As Isabelas nossas de cada dia
As Isabelas nossas de cada dia
* Sandro Paio
O mundo inteiro está acompanhando, através dos veículos de comunicação, os desdobramentos do julgamento do Caso Isabela, a menina morta em São Paulo, jogada do apartamento de seus pais do alto de um prédio de luxo. Mais do que julgar se foram os pais que cometeram o assassinato, o caso se tornou emblemático por que o que mais marcou foi a frieza da morte de uma criança inocente, e o descarte de seu corpo como se fora qualquer objeto sem valor. A matéria ganhou ainda mais destaque nas páginas de jornais e no espaço da televisão, não por causa do crime, mas porque os envolvidos eram uma família tradicional, rica, com muitas posses,...
Porém, a nossa atenção deve ser voltada para uma realidade ainda mais triste que a morte da menina Isabela. É que existem dezenas, centenas e até milhares de crianças inocentes, que não se chamam Isabela, que são apenas crianças comuns, pequenas isabelas que foram assassinadas, mas continuam no mais completo anonimato, sem falar de outras que ainda continuam a ?serem jogadas pela janela? praticamente todos os dias. O que quero dizer, é que um grande número de crianças, continuam a serem assassinadas e espancadas no Brasil diariamente, no entanto, sem cobertura ao vivo da televisão, nem tampouco espaço numa página de jornal.
É claro que nem todo crime atinge grande repercussão na mídia nacional, mas não deixa de ser um crime contra uma criança inocente. Afinal, até onde aprendemos nas aulas de religião e/ou de civismo, toda criança é um ser inocente. Ou será que esta inocência se perde conforme a classe social a que ela pertence? Será que o assassinato de uma criança na favela, cometido por traficantes, é menos importante do que o da filha de um executivo classe alta? Será que as crianças isabelas que foram assassinadas pelos seus pais e tiveram os corpos esquartejados numa tentativa de ocultar o crime têm menos inocência e menor importância do que a menina jogada pela janela? Será que o menino morto enquanto jogava bola no Rio de Janeiro é lembrado apenas pelos seus familiares? E as crianças isabelas mortas no Pará? A menina que não se chamava isabela e foi jogada na represa? O menino que denunciou um assalto e foi morto? Não dá nem para imaginar o número de isabelas que se transformaram em vítimas neste país, mas não ganharam as páginas de jornal, nem viram seu assassino ser julgado em rede nacional de rádio e televisão.
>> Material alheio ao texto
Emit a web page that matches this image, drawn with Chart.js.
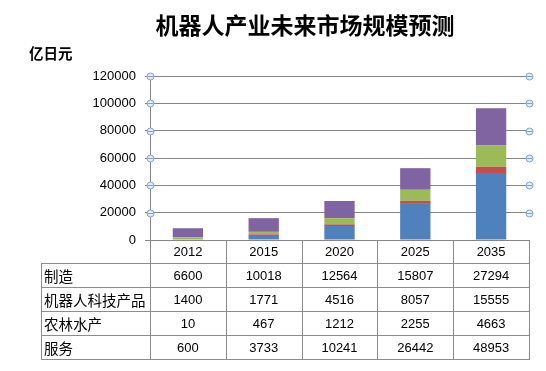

É muito triste saber que esta situação perdura e que nossas isabelas continuam sendo mortas não apenas nas ruas, mas até dentro de nossas casas, num grande número de vezes, por gente que tinha a obrigação moral de protegê-las. É triste ver quer na maioria das vezes o papel do Estado também deixa a desejar, não apenas no quesito segurança, mas em não conseguir propiciar às famílias o mínimo necessário para lhes permitir uma vida no mínimo digna.
Contudo, talvez a mais triste realidade de todas, é que, ao ver o sofrimento e martírio de inúmeras crianças isabelas, acabemos por constatar a nossa própria frieza frente a um aparelho de televisão, sequiosos por ver o rosto, a história e a tragédia de mais uma criança isabela, e fazemos isso tantas e tantas vezes seguidamente, que isso acaba por nos fazer perder a nossa própria capacidade de indignação, e transformando cada criança morta, com ou sem tragédia, em apenas mais uma isabela qualquer vista num programa sensacionalista da televisão.